“People need to realize that therapy can benefit anyone. It’s an open space to talk about anything that you’re going through.”
When I was in my sophomore year of college, I was having a really hard time coping with a lot of the things in my life; from work, to school, to the passing of a lot of important people in my family. It came to a point where I was no longer able to function outside of myself and my space.
I’ve never really been one to care that much about my mental health. As long as I was able to do my job and get homework done, I didn’t really care about the things that were going on in my mind.
It wasn’t until it started affecting my grades and my paycheck that I started to take it seriously. That’s when I realized that I had to do something.

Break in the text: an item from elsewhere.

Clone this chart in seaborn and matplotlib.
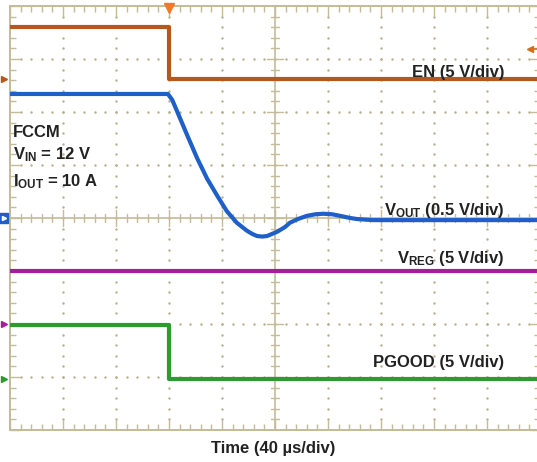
import numpy as np
import pandas as pd
import seaborn as sns
import matplotlib.pyplot as plt

# scope screen in divisions: 10 across, 8 down (bottom = 0)
en_t = [0, 3.0, 3.0, 10]
en_v = [7.6, 7.6, 6.62, 6.62]

vout_t = [0, 2.98, 3.06, 3.15, 3.34, 3.53, 3.72, 3.91, 4.09, 4.28, 4.47, 4.57, 4.66,
          4.76, 4.85, 5.04, 5.19, 5.28, 5.43, 5.6, 5.76, 5.91, 6.08, 6.23, 6.42,
          6.55, 6.85, 7.17, 10]
vout_v = [6.34, 6.34, 6.23, 6.02, 5.57, 5.13, 4.74, 4.42, 4.13, 3.91, 3.76, 3.70, 3.66,
          3.65, 3.66, 3.74, 3.83, 3.91, 3.98, 4.04, 4.07, 4.08, 4.07, 4.04, 4.0,
          3.98, 3.96, 3.96, 3.96]

vreg_t = [0, 10]
vreg_v = [3.0, 3.0]

pgood_t = [0, 3.0, 3.0, 10]
pgood_v = [1.98, 1.98, 0.97, 0.97]

trace_names = ['EN', 'VOUT', 'VREG', 'PGOOD']
trace_colors = ['#B5581C', '#1F5FC8', '#A51C9E', '#2E9B2E']
ground_levels = [6.62, 4.0, 2.0, 0.96]

df = pd.concat([
    pd.DataFrame({'t': en_t, 'v': en_v, 'trace': 'EN'}),
    pd.DataFrame({'t': vout_t, 'v': vout_v, 'trace': 'VOUT'}),
    pd.DataFrame({'t': vreg_t, 'v': vreg_v, 'trace': 'VREG'}),
    pd.DataFrame({'t': pgood_t, 'v': pgood_v, 'trace': 'PGOOD'}),
], ignore_index=True)

sns.set_theme(style='white')
plt.rcParams['font.family'] = ['Liberation Sans', 'DejaVu Sans']
plt.rcParams['mathtext.fontset'] = 'custom'
plt.rcParams['mathtext.rm'] = 'Liberation Sans:bold'
plt.rcParams['mathtext.it'] = 'Liberation Sans:bold'
plt.rcParams['mathtext.bf'] = 'Liberation Sans:bold'
plt.rcParams['mathtext.default'] = 'rm'

grid_c = '#C4BB98'
dot_c = '#B8AF8C'
txt_c = '#222222'

fig = plt.figure(figsize=(5.37, 4.62), dpi=100)
ax = fig.add_axes([10 / 537, 32 / 462, 530 / 537, 424 / 462])
ax.set_xlim(0, 10)
ax.set_ylim(0, 8)

# dotted graticule
for gx in range(1, 10):
    if gx == 5:
        continue
    ys = np.arange(0.2, 8, 0.2)
    ax.scatter(np.full_like(ys, gx), ys, s=3, color=dot_c, linewidths=0, zorder=1)
for gy in range(1, 8):
    if gy == 4:
        continue
    xs = np.arange(0.2, 10, 0.2)
    ax.scatter(xs, np.full_like(xs, gy), s=3, color=dot_c, linewidths=0, zorder=1)

# centre cross with ticks
ax.axvline(5, color=grid_c, lw=1.2, zorder=1)
ax.axhline(4, color=grid_c, lw=1.2, zorder=1)
for xt in np.arange(0.2, 10, 0.2):
    h = 0.15 if abs(xt - round(xt)) < 1e-6 else 0.075
    ax.plot([xt, xt], [4 - h, 4 + h], color=grid_c, lw=1, zorder=1)
for yt in np.arange(0.2, 8, 0.2):
    h = 0.15 if abs(yt - round(yt)) < 1e-6 else 0.075
    ax.plot([5 - h, 5 + h], [yt, yt], color=grid_c, lw=1, zorder=1)

# border ticks
ax.set_xticks(range(11))
ax.set_yticks(range(9))
ax.set_xticks(np.arange(0, 10.01, 0.2), minor=True)
ax.set_yticks(np.arange(0, 8.01, 0.2), minor=True)
ax.tick_params(which='both', direction='in', top=True, right=True, bottom=True, left=True,
               labelbottom=False, labelleft=False, colors=grid_c, width=1)
ax.tick_params(which='major', length=7)
ax.tick_params(which='minor', length=4)
for sp in ax.spines.values():
    sp.set_color(grid_c)
    sp.set_linewidth(1.4)

# traces
sns.lineplot(data=df, x='t', y='v', hue='trace', hue_order=trace_names,
             palette=trace_colors, estimator=None, sort=False, lw=3,
             legend=False, ax=ax, zorder=3)
for ln in ax.get_lines()[-4:]:
    ln.set_solid_joinstyle('round')
    ln.set_solid_capstyle('butt')
ax.set_xlabel('')
ax.set_ylabel('')

# channel ground markers on the left edge
for lvl, col in zip(ground_levels, trace_colors):
    if col == '#1F5FC8':
        ax.plot(-0.13, lvl, marker='s', ms=7, color=col, clip_on=False, zorder=5)
        ax.plot(-0.11, lvl, marker='>', ms=3, color='white', clip_on=False, zorder=6)
    else:
        ax.plot(-0.12, lvl, marker='>', ms=5, color=col, clip_on=False, zorder=5)
# trigger position and level
ax.plot(3.0, 7.96, marker='v', ms=7, color='#F07828', clip_on=False, zorder=5)
ax.plot(9.81, 7.19, marker='<', ms=4, color='#D0701E', zorder=5)
ax.plot([9.81, 9.95], [7.19, 7.19], color='#D0701E', lw=1.2, zorder=5)

# annotations
fs = 12
ax.text(0.05, 5.62, 'FCCM', fontsize=fs, fontweight='bold', color=txt_c, va='center')
ax.text(0.05, 5.19, r'V$_{IN}$ = 12 V', fontsize=fs, fontweight='bold', color=txt_c, va='center')
ax.text(0.05, 4.68, r'I$_{OUT}$ = 10 A', fontsize=fs, fontweight='bold', color=txt_c, va='center')
ax.text(9.33, 6.74, 'EN (5 V/div)', fontsize=fs, fontweight='bold', color=txt_c, ha='right', va='center')
ax.text(9.33, 4.14, r'V$_{OUT}$ (0.5 V/div)', fontsize=fs, fontweight='bold', color=txt_c, ha='right', va='center')
ax.text(9.33, 3.24, r'V$_{REG}$ (5 V/div)', fontsize=fs, fontweight='bold', color=txt_c, ha='right', va='center')
ax.text(9.33, 1.28, 'PGOOD (5 V/div)', fontsize=fs, fontweight='bold', color=txt_c, ha='right', va='center')

fig.text(273.5 / 537, 1 - 449 / 462, 'Time (40 µs/div)', fontsize=fs, fontweight='bold',
         color=txt_c, ha='center', va='center')

fig.savefig('out.png', dpi=100)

I didn’t know what to do, especially in communities of color, mental illness isn’t really talked about. Depression and anxiety are things that you can ‘pray away’ or ‘if you just have a better outlook on life you’ll be fine’ or ‘you have to make the choice to be happy’.

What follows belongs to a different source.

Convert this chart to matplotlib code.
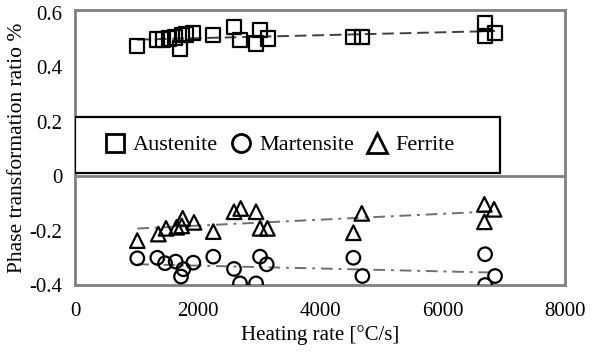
import matplotlib
matplotlib.use('Agg')
import matplotlib.pyplot as plt
import numpy as np
from matplotlib.patches import Rectangle
from matplotlib.lines import Line2D
from matplotlib.ticker import FuncFormatter

plt.rcParams['font.family'] = ['Liberation Serif', 'DejaVu Serif']
plt.rcParams['axes.unicode_minus'] = False

# Austenite (squares)
rateA = [1017, 1344, 1442, 1540, 1633, 1715, 1743, 1813, 1932, 2258,
         2596, 2694, 3021, 2951, 3147, 4535, 4682, 6695, 6695, 6858]
austenite = [0.477, 0.502, 0.502, 0.505, 0.509, 0.469, 0.517, 0.520, 0.526, 0.517,
             0.548, 0.499, 0.536, 0.487, 0.505, 0.511, 0.511, 0.560, 0.514, 0.526]

# Martensite (circles)
rateM = [1017, 1344, 1470, 1644, 1769, 1731, 1932, 2258, 2596, 2694,
         2956, 3021, 3130, 4545, 4692, 6695, 6858, 6695]
martensite = [-0.302, -0.300, -0.320, -0.314, -0.342, -0.369, -0.318, -0.296, -0.341, -0.394,
              -0.394, -0.296, -0.324, -0.300, -0.367, -0.287, -0.367, -0.400]

# Ferrite (triangles)
rateF = [1017, 1361, 1486, 1660, 1758, 1742, 1943, 2258, 2596, 2705,
         2956, 3021, 3141, 4682, 4545, 6684, 6842, 6684]
ferrite = [-0.237, -0.213, -0.192, -0.188, -0.155, -0.183, -0.170, -0.204, -0.131, -0.119,
           -0.131, -0.192, -0.192, -0.137, -0.208, -0.104, -0.122, -0.168]

fig = plt.figure(figsize=(5.96, 3.52), dpi=100)
ax = fig.add_axes([75/596, 1-285/352, 490/596, 275/352])

frame = '#808080'
mk = dict(facecolor='none', edgecolor='black', linewidths=1.6, zorder=3)

# trend lines (linear fits)
def trend(x, y, **kw):
    x = np.array(x)
    p = np.polyfit(x, y, 1)
    xs = np.array([x.min(), x.max()])
    ax.plot(xs, np.polyval(p, xs), **kw)

trend(rateA, austenite, color='#404040', lw=1.4, linestyle=(0, (6, 3)), zorder=2)
trend(rateM, martensite, color='#707070', lw=1.4, linestyle=(0, (6, 3, 1.5, 3)), zorder=2)
trend(rateF, ferrite, color='#707070', lw=1.4, linestyle=(0, (6, 3, 1.5, 3)), zorder=2)

ax.scatter(rateA, austenite, marker='s', s=105, **mk)
ax.scatter(rateM, martensite, marker='o', s=95, **mk)
ax.scatter(rateF, ferrite, marker='^', s=110, **mk)

ax.axhline(0, color=frame, lw=2, zorder=1)

ax.set_xlim(0, 8000)
ax.set_ylim(-0.4, 0.61)
ax.set_xticks([0, 2000, 4000, 6000, 8000])
ax.set_yticks([-0.4, -0.2, 0, 0.2, 0.4, 0.6])
ax.yaxis.set_major_formatter(FuncFormatter(lambda v, _: '0' if abs(v) < 1e-9 else f'{v:.1f}'))
ax.tick_params(length=0, labelsize=15, colors='black')
ax.tick_params(axis='x', pad=12)
ax.tick_params(axis='y', pad=9)
for s in ax.spines.values():
    s.set_color(frame)
    s.set_linewidth(2)

ax.set_xlabel('Heating rate [°C/s]', fontsize=15, labelpad=3)
ax.set_ylabel('Phase transformation ratio %', fontsize=15.5, labelpad=2)

# legend box
ax.add_patch(Rectangle((0, 0.407), 0.867, 0.204, transform=ax.transAxes,
                       facecolor='white', edgecolor='black', lw=1.6, zorder=4))
lk = dict(linestyle='none', markerfacecolor='none', markeredgecolor='black',
          markeredgewidth=2.0)
hA = Line2D([], [], marker='s', markersize=12.5, **lk)
hM = Line2D([], [], marker='o', markersize=13, **lk)
hF = Line2D([], [], marker='^', markersize=14, **lk)
leg = ax.legend([hA, hM, hF], ['Austenite', 'Martensite', 'Ferrite'], ncol=3,
                loc='center', bbox_to_anchor=(0.419, 0.509), frameon=False,
                fontsize=16, handletextpad=0.41, columnspacing=0.63, handlelength=0.8)
leg.set_zorder(5)

fig.savefig('out.png', dpi=100)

Yet, I was trying to make the choice, but it still wasn’t happening. I was trying to put in the effort, but my body and my mind weren’t connected, so that I could do that.
Thankfully, I had a support system, from home and on-campus, of people who realized that I wasn’t okay, no matter how much I tried to hide it. I had people who were close to me and who were able to put the fire under me to go see a therapist.
After a couple visits in therapy, I felt so guilty about it. I felt that if my parents found out that they’d be sad and feel like they had failed as parents. Or if my friends found out, they would think I was crazy.
I felt terrible for airing my dirty laundry. I wasn’t even thinking about myself and my well-being. Eventually, I started my journey for self-healing and self-discovery by starting my therapy sessions again.
I finally had a therapist who helped me view my mental health as homework, which is really good for me. Treating myself like work makes me know that I can do it. Cognitive brain therapy has been especially helpful for me.
My parents see mental illness as not really a luxury that I can afford as a woman of color. But I saw that I needed to make my mental health a priority or else I wouldn’t be able to be successful.
People need to realize that therapy can benefit anyone. It’s an open space to talk about anything that you’re going through. It’s so important to change the conversation when it comes to mental illness and to make it more accessible for everyone.